There's a method named "ifTrue:ifFalse:" in Smalltalk (with each ":" expecting an argument, in this case, a block).

You can also chain messages and make phrases: `anObject aMethod; anotherMethod; yourself.`

The Ruby equivalent has repetition: `an_object.a_method; an_object.another_method; an_object`

or requires a block: `an_object.tap { _1.a_method; _1.another_method}` (and we usually use newlines instead of ";")

I have found that chaining things in Smalltalk get immensely painful after just a couple elements. Unlike most other languages, I find myself reaching for silly little var names for lots of different things I would normally just let flow.

Really? To each their own, but honestly, I found smalltalks way of chaining things to be one of the most elegant parts of what is admittedly a syntactically-simple language (the old "fits on a postcard" thing).

With Smalltalk, with regard to return values or chaining, you get to have your cake and eat it too.

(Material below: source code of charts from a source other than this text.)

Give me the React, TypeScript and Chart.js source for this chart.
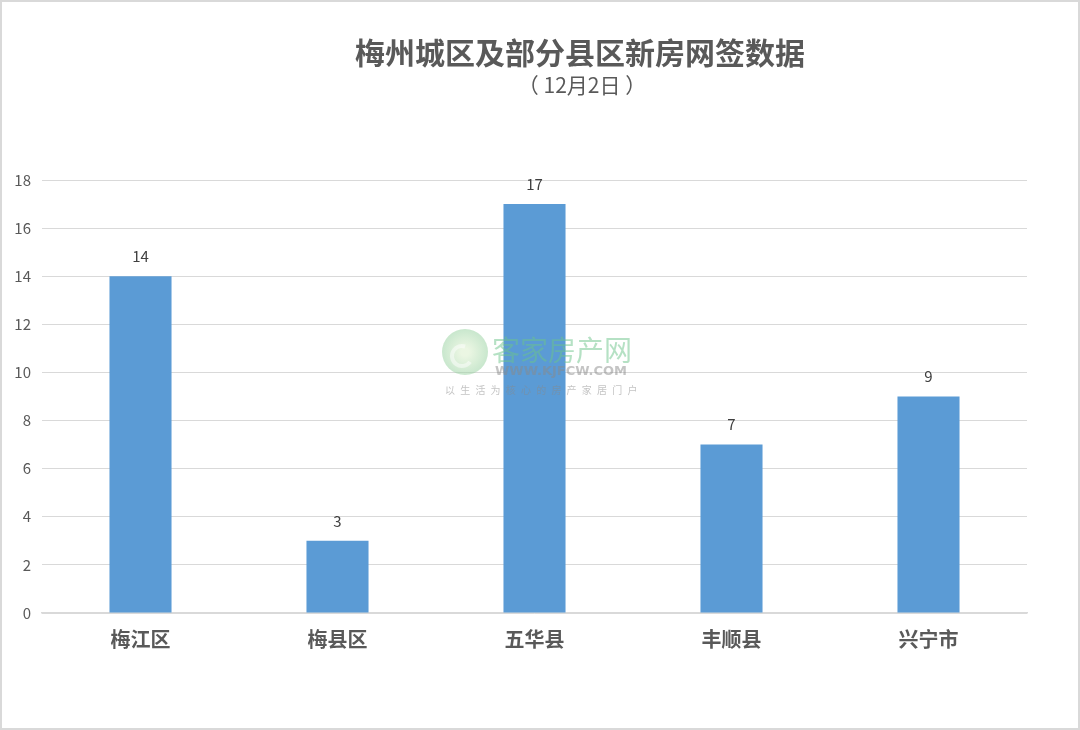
import React, { useEffect, useRef } from "react";
import { Chart, registerables } from "chart.js";

Chart.register(...registerables);

const titleText = "梅州城区及部分县区新房网签数据";
const subtitleText = "（ 12月2日 ）";
const categories = ["梅江区", "梅县区", "五华县", "丰顺县", "兴宁市"];
const values = [14, 3, 17, 7, 9];
const yMin = 0;
const yMax = 18;
const yStep = 2;

const CJK = '"Noto Sans CJK SC", "Microsoft YaHei", sans-serif';

const decorPlugin = {
  id: "decor",
  afterDraw(chart: any) {
    const ctx = chart.ctx as CanvasRenderingContext2D;
    ctx.save();
    // titles
    ctx.fillStyle = "#595959";
    ctx.textAlign = "center";
    ctx.textBaseline = "middle";
    ctx.font = `bold 30px ${CJK}`;
    ctx.fillText(titleText, 580, 53);
    ctx.font = `21px ${CJK}`;
    ctx.fillText(subtitleText, 582, 85);

    // data labels
    const meta = chart.getDatasetMeta(0);
    ctx.fillStyle = "#404040";
    ctx.font = `15px ${CJK}`;
    meta.data.forEach((bar: any, i: number) => {
      ctx.fillText(String(values[i]), bar.x, bar.y - 20);
    });

    // watermark
    ctx.globalAlpha = 0.5;
    const g = ctx.createRadialGradient(465, 352, 4, 465, 352, 24);
    g.addColorStop(0, "#d8efc8");
    g.addColorStop(1, "#8fce9a");
    ctx.fillStyle = g;
    ctx.beginPath();
    ctx.arc(465, 352, 23, 0, Math.PI * 2);
    ctx.fill();
    ctx.strokeStyle = "#ffffff";
    ctx.lineWidth = 4;
    ctx.beginPath();
    ctx.arc(462, 356, 10, Math.PI * 0.2, Math.PI * 1.6);
    ctx.stroke();
    ctx.fillStyle = "#6cc38a";
    ctx.font = `28px ${CJK}`;
    ctx.textAlign = "left";
    ctx.fillText("客家房产网", 492, 350);
    ctx.fillStyle = "#8a8a8a";
    ctx.font = `bold 13px "DejaVu Sans", sans-serif`;
    ctx.fillText("WWW.KJFCW.COM", 495, 372);
    ctx.font = `10px ${CJK}`;
    const slogan = "以生活为核心的房产家居门户";
    for (let i = 0; i < slogan.length; i++) {
      ctx.fillText(slogan[i], 445 + i * 15.2, 390);
    }
    ctx.globalAlpha = 1;

    // border
    ctx.strokeStyle = "#d9d9d9";
    ctx.lineWidth = 2;
    ctx.strokeRect(1, 1, 1078, 728);
    ctx.restore();
  },
};

export default function App() {
  const ref = useRef<HTMLCanvasElement | null>(null);
  useEffect(() => {
    document.body.style.margin = "0";
    if (!ref.current) return;
    const chart = new Chart(ref.current, {
      type: "bar",
      data: {
        labels: categories,
        datasets: [
          {
            data: values,
            backgroundColor: "#5B9BD5",
            barPercentage: 0.315,
            categoryPercentage: 1,
          },
        ],
      },
      options: {
        animation: false,
        responsive: false,
        maintainAspectRatio: false,
        layout: { padding: { top: 180, right: 53, left: 0, bottom: 0 } },
        plugins: {
          legend: { display: false },
          tooltip: { enabled: false },
          title: { display: false },
        },
        scales: {
          x: {
            grid: { display: false, drawTicks: false },
            border: { color: "#d9d9d9", width: 1.5 },
            ticks: {
              color: "#595959",
              font: { family: CJK, size: 20, weight: "bold" },
              padding: 14,
            },
            afterFit: (s: any) => {
              s.height = 117;
            },
          },
          y: {
            min: yMin,
            max: yMax,
            ticks: {
              stepSize: yStep,
              color: "#595959",
              font: { family: CJK, size: 15 },
              padding: 11,
            },
            grid: { color: "#d9d9d9", lineWidth: 1, drawTicks: false },
            border: { display: false },
            afterFit: (s: any) => {
              s.width = 42;
            },
          },
        },
      },
      plugins: [decorPlugin],
    });
    return () => chart.destroy();
  }, []);
  return (
    <div style={{ position: "absolute", left: 0, top: 0, width: 1080, height: 730, background: "#fff" }}>
      <canvas ref={ref} width={1080} height={730} style={{ width: 1080, height: 730 }} />
    </div>
  );
}
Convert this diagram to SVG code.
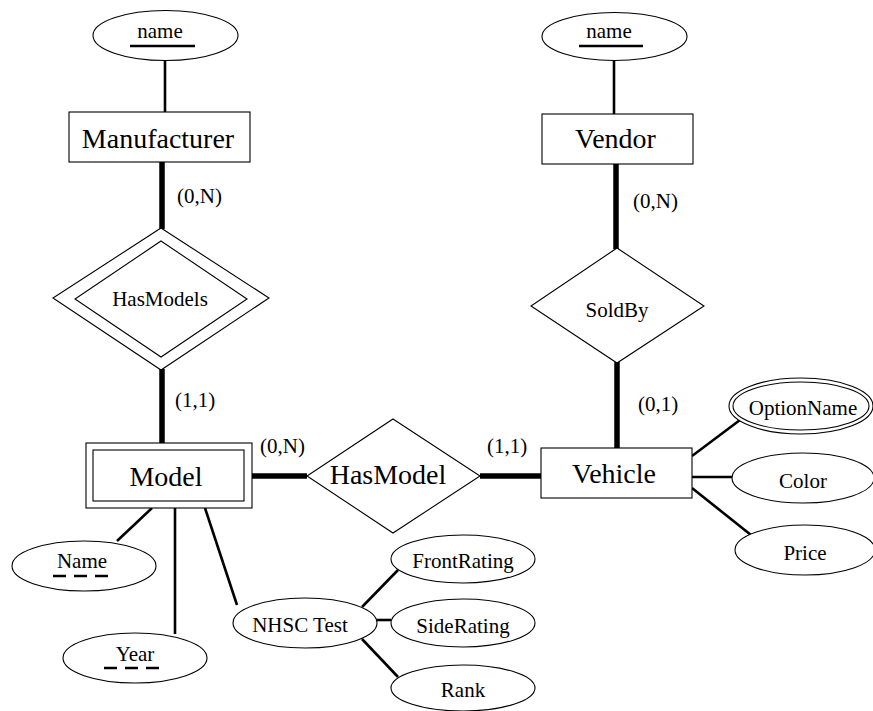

Your methods CAN return sensible values which don't necessarily have to be the original object. BUT, if you just want to chain a bunch of sends TO A PARTICULAR OBJECT, you can use ;, and chain the sends together without requiring that each intermediate method returns the original object.

That combined with the fact that chaining sends requires no special syntax. You just write them out as a single sentence (that's what it feels like), and you can format it across multiple lines however you wish. There's no syntax requirements getting in the way.

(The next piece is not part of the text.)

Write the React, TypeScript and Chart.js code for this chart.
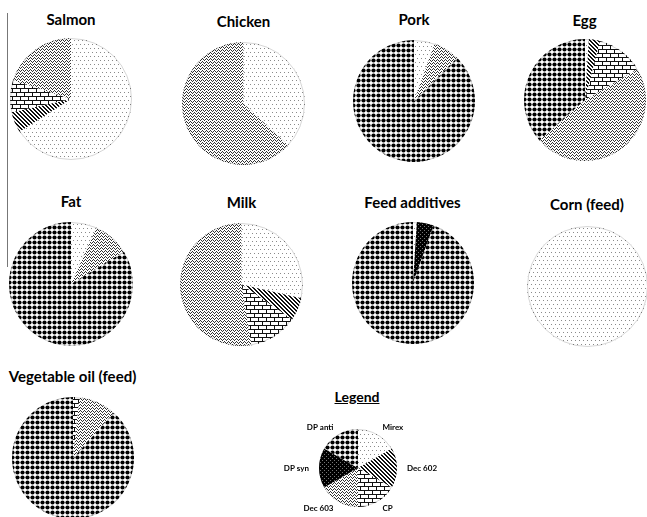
import React, { useEffect, useRef } from 'react';
import { Chart, registerables } from 'chart.js';

Chart.register(...registerables);

// ---- data ----
const seriesLabels = ['Mirex', 'Dec 602', 'CP', 'Dec 603', 'DP syn', 'DP anti'];
const panelTitles = ['Salmon', 'Chicken', 'Pork', 'Egg', 'Fat', 'Milk', 'Feed additives', 'Corn (feed)', 'Vegetable oil (feed)'];
const salmonValues = [66, 5.5, 8.5, 20, 0, 0];
const chickenValues = [37, 0, 0, 63, 0, 0];
const porkValues = [5.5, 0, 0, 7, 0, 87.5];
const eggValues = [1, 3, 12.5, 47, 0, 36.5];
const fatValues = [6.7, 0, 0, 9.6, 0, 83.7];
const milkValues = [28.6, 6, 12.8, 52.6, 0, 0];
const feedAdditivesValues = [1, 0, 0, 0, 4.5, 94.5];
const cornValues = [100, 0, 0, 0, 0, 0];
const vegetableOilValues = [0, 0, 1.7, 10, 0, 88.3];
const legendValues = [1, 1, 1, 1, 1, 1];
const legendTitle = 'Legend';

const panelValues = [
  salmonValues, chickenValues, porkValues, eggValues,
  fatValues, milkValues, feedAdditivesValues, cornValues, vegetableOilValues,
];

// ---- layout (positions only) ----
const panelLayout = [
  { cx: 71, cy: 99, r: 61, ty: 20 },
  { cx: 243.5, cy: 103, r: 61.5, ty: 22 },
  { cx: 414, cy: 101, r: 61, ty: 20 },
  { cx: 584.5, cy: 100, r: 61, ty: 21 },
  { cx: 71, cy: 284, r: 62, ty: 202 },
  { cx: 241.5, cy: 284, r: 61.5, ty: 203 },
  { cx: 412.5, cy: 283, r: 61, ty: 203 },
  { cx: 587, cy: 286, r: 60.5, ty: 205 },
  { cx: 72.5, cy: 458, r: 61, ty: 377 },
];

const TITLE_FONT = "bold 15px Lato, 'Open Sans', sans-serif";

function tile(w: number, h: number, draw: (g: CanvasRenderingContext2D) => void): CanvasPattern {
  const c = document.createElement('canvas');
  c.width = w;
  c.height = h;
  const g = c.getContext('2d')!;
  g.fillStyle = '#fff';
  g.fillRect(0, 0, w, h);
  draw(g);
  return g.createPattern(c, 'repeat')!;
}

function makePatterns(): CanvasPattern[] {
  const mirex = tile(4, 8, (g) => {
    g.fillStyle = '#8a8a8a';
    g.fillRect(0, 0, 1, 1);
    g.fillRect(2, 4, 1, 1);
  });
  const dec602 = tile(4, 4, (g) => {
    g.fillStyle = '#111';
    for (let i = 0; i < 4; i++) {
      g.fillRect(i, i, 1, 1);
      g.fillRect((i + 1) % 4, i, 1, 1);
    }
  });
  const cp = tile(8, 8, (g) => {
    g.fillStyle = '#111';
    g.fillRect(0, 0, 8, 1);
    g.fillRect(0, 4, 8, 1);
    g.fillRect(0, 1, 1, 3);
    g.fillRect(4, 5, 1, 3);
  });
  const dec603 = tile(4, 3, (g) => {
    g.fillStyle = '#333';
    g.fillRect(2, 0, 1, 1);
    g.fillRect(1, 1, 1, 1);
    g.fillRect(3, 1, 1, 1);
    g.fillRect(0, 2, 1, 1);
  });
  const dpSyn = tile(4, 4, (g) => {
    g.fillStyle = '#000';
    g.fillRect(0, 0, 4, 4);
    g.fillStyle = '#777';
    g.fillRect(0, 0, 1, 1);
    g.fillRect(2, 2, 1, 1);
  });
  const dpAnti = tile(5, 5, (g) => {
    g.fillStyle = '#000';
    g.beginPath();
    g.arc(2.5, 2.5, 2.1, 0, Math.PI * 2);
    g.fill();
  });
  return [mirex, dec602, cp, dec603, dpSyn, dpAnti];
}

const rimPlugin = {
  id: 'rim',
  afterDatasetsDraw(chart: any) {
    const meta = chart.getDatasetMeta(0);
    const arc = meta.data[0];
    if (!arc) return;
    const { x, y, outerRadius } = arc.getProps(['x', 'y', 'outerRadius'], true);
    const ctx = chart.ctx;
    ctx.save();
    ctx.strokeStyle = 'rgba(0,0,0,0.16)';
    ctx.lineWidth = 1;
    ctx.beginPath();
    ctx.arc(x, y, outerRadius - 0.5, 0, Math.PI * 2);
    ctx.stroke();
    ctx.restore();
  },
};

const outerLabelPlugin = {
  id: 'outerLabels',
  afterDatasetsDraw(chart: any) {
    const meta = chart.getDatasetMeta(0);
    const labels = chart.data.labels as string[];
    const ctx = chart.ctx;
    ctx.save();
    ctx.font = "bold 8px Lato, 'Open Sans', sans-serif";
    ctx.fillStyle = '#000';
    ctx.textBaseline = 'middle';
    meta.data.forEach((arc: any, i: number) => {
      const p = arc.getProps(['x', 'y', 'startAngle', 'endAngle', 'outerRadius'], true);
      const mid = (p.startAngle + p.endAngle) / 2;
      const c = Math.cos(mid);
      const s = Math.sin(mid);
      const lx = p.x + c * (p.outerRadius + 10);
      const ly = p.y + s * (p.outerRadius + 8);
      ctx.textAlign = c > 0.1 ? 'left' : c < -0.1 ? 'right' : 'center';
      ctx.fillText(labels[i], lx, ly);
    });
    ctx.restore();
  },
};

type PieProps = {
  values: number[];
  left: number;
  top: number;
  width: number;
  height: number;
  padding: { left: number; right: number; top: number; bottom: number };
  withLabels?: boolean;
};

function PieCanvas({ values, left, top, width, height, padding, withLabels }: PieProps) {
  const ref = useRef<HTMLCanvasElement | null>(null);
  useEffect(() => {
    const canvas = ref.current!;
    const patterns = makePatterns();
    const chart = new Chart(canvas, {
      type: 'pie',
      data: {
        labels: seriesLabels,
        datasets: [
          {
            data: values,
            backgroundColor: patterns as any,
            borderWidth: 0,
          },
        ],
      },
      options: {
        responsive: false,
        animation: false,
        devicePixelRatio: 1,
        events: [],
        layout: { padding },
        plugins: {
          legend: { display: false },
          tooltip: { enabled: false },
          title: { display: false },
        },
      },
      plugins: withLabels ? [rimPlugin, outerLabelPlugin] : [rimPlugin],
    } as any);
    return () => chart.destroy();
  }, []);
  return (
    <canvas
      ref={ref}
      width={width}
      height={height}
      style={{ position: 'absolute', left, top, width, height }}
    />
  );
}

export default function App() {
  const legendCx = 358;
  const legendCy = 468;
  const legendR = 39;
  const lLeft = 260;
  const lTop = 410;
  const lW = 196;
  const lH = 110;
  return (
    <div
      style={{
        position: 'fixed',
        left: 0,
        top: 0,
        width: 647,
        height: 517,
        background: '#fff',
        overflow: 'hidden',
      }}
    >
      <div style={{ position: 'absolute', left: 7, top: 13, width: 1.3, height: 254, background: '#777' }} />
      {panelLayout.map((p, i) => (
        <React.Fragment key={i}>
          <div
            style={{
              position: 'absolute',
              left: p.cx,
              top: p.ty - 10,
              height: 20,
              lineHeight: '20px',
              transform: 'translateX(-50%)',
              whiteSpace: 'nowrap',
              font: TITLE_FONT,
              color: '#000',
            }}
          >
            {panelTitles[i]}
          </div>
          <PieCanvas
            values={panelValues[i]}
            left={Math.round(p.cx - p.r - 2)}
            top={Math.round(p.cy - p.r - 2)}
            width={Math.round(2 * p.r + 4)}
            height={Math.round(2 * p.r + 4)}
            padding={{ left: 2, right: 2, top: 2, bottom: 2 }}
          />
        </React.Fragment>
      ))}
      <div
        style={{
          position: 'absolute',
          left: 357,
          top: 388,
          height: 20,
          lineHeight: '20px',
          transform: 'translateX(-50%)',
          whiteSpace: 'nowrap',
          font: "bold 14px Lato, 'Open Sans', sans-serif",
          textDecoration: 'underline',
          color: '#000',
        }}
      >
        {legendTitle}
      </div>
      <PieCanvas
        values={legendValues}
        left={lLeft}
        top={lTop}
        width={lW}
        height={lH}
        padding={{
          left: legendCx - legendR - lLeft,
          right: lLeft + lW - (legendCx + legendR),
          top: legendCy - legendR - lTop,
          bottom: lTop + lH - (legendCy + legendR),
        }}
        withLabels
      />
    </div>
  );
}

Just finish the whole thing with a dot. Again, just like a regular sentence.

And if you find precedence or readibility becoming confusing, then just put stuff in parens to make certain portions clearer. There's absolutely no harm in doing do, even if in your particular use case the normal precedence rules would have sufficed anyway.

    Smalltalk
      complex method chaining;
      again (as mentioned previously)
      reads like English.

In Ruby, methods called mainly for side effects rather than return value conventionally return the object itself, and so can be chanined by:

  an_object.a_method.another_method
but, sure, it's less elegant (or at least less terse) than Smalltalk for the specific case of chaining invocations of methods with meaningful return values which are called for their side effects while discarding the return values.